Cash & Liquidity Management In North America

The NAFTA (North American Free Trade Agreement) area, is made up of - USA, Canada and Mexico, is the world's biggest trading blockt. Also NAFTA is the world's largest free trade area in terms of GDP, and some banks and service suppliers provide pan-NAFTA systems and services.

Foreign exchange and domestic currency (USD) accounts can be held by resident companies both domestically and abroad. Nonresident companies' banks are permitted in in the USA denominated in either domestic or foreign currencies. Corporate demand deposit accounts (DDAs) are prohibited from paying interest. The USA has no exchange controls. Within the USA notional pooling is not permitted and zero-balance sweeping dominates.

There are some 7,000 commercial banks operating in the USA. Most are small, local banks. The 10 largest commercial banks control some 50% of the market.

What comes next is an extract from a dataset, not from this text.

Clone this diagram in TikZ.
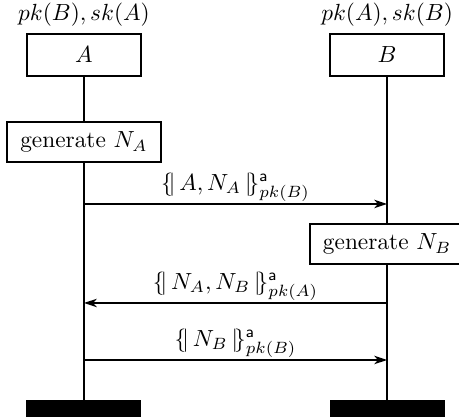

Credit and debit card payments, not cheques, are now the predominant non-cash payment method, although cheques are still widely used. ACH payments are growing fast.

Foreign exchange accounts and domestic currency (CAD) accounts can be held by residents and non-residents both domestically and abroad. Resident domestic currency accounts are convertible into foreign currency.

There are 48 commercial banks, of which five major banks control the large majority of the banking asset base.

Debit and credit card payments dominate non-cash payments. Cheques are still widely used, and, as in the USA, ACH payments are growing fast.

There are quite complex exchange controls in Mexico and domestic currency accounts cannot be converted into foreign currency.

There are 26 financial groups, many local banks and 80+ representative offices of foreign banks.

Debit and card cards are the most common form of non-cash payments, while cheques are still used widely and from a small based ACH payments are growing.

Recent Developments
Recent developments in cash and liquidity management solutions in North America have included:

  • the increasing complexity of international payment processing as a consequence of various new regulatory requirements, including the OFAC anti-money laundering standards;
  • the Dodd-Frank Act, which increases the regulatory burden on hedging activities using OTC derivatives;
  • volatility in FX markets increasing from early 2015, particularly as a result of a weakening dollar, following the end of the Fed's quantitative easing programme;
  • the need for corporates to find alternative sources of credit, as bank credit lines become more scarce as the implementation of Basel III regulations approaches;
  • increased globalisation and inter-dependency of trade, with companies of all sizes expanding and sourcing products from international markets;
  • the Foreign Account Tax Compliance Act (Fatca) is putting the onus on US companies to disclose assets held in foreign bank accounts and pay appropriate taxes on the balances.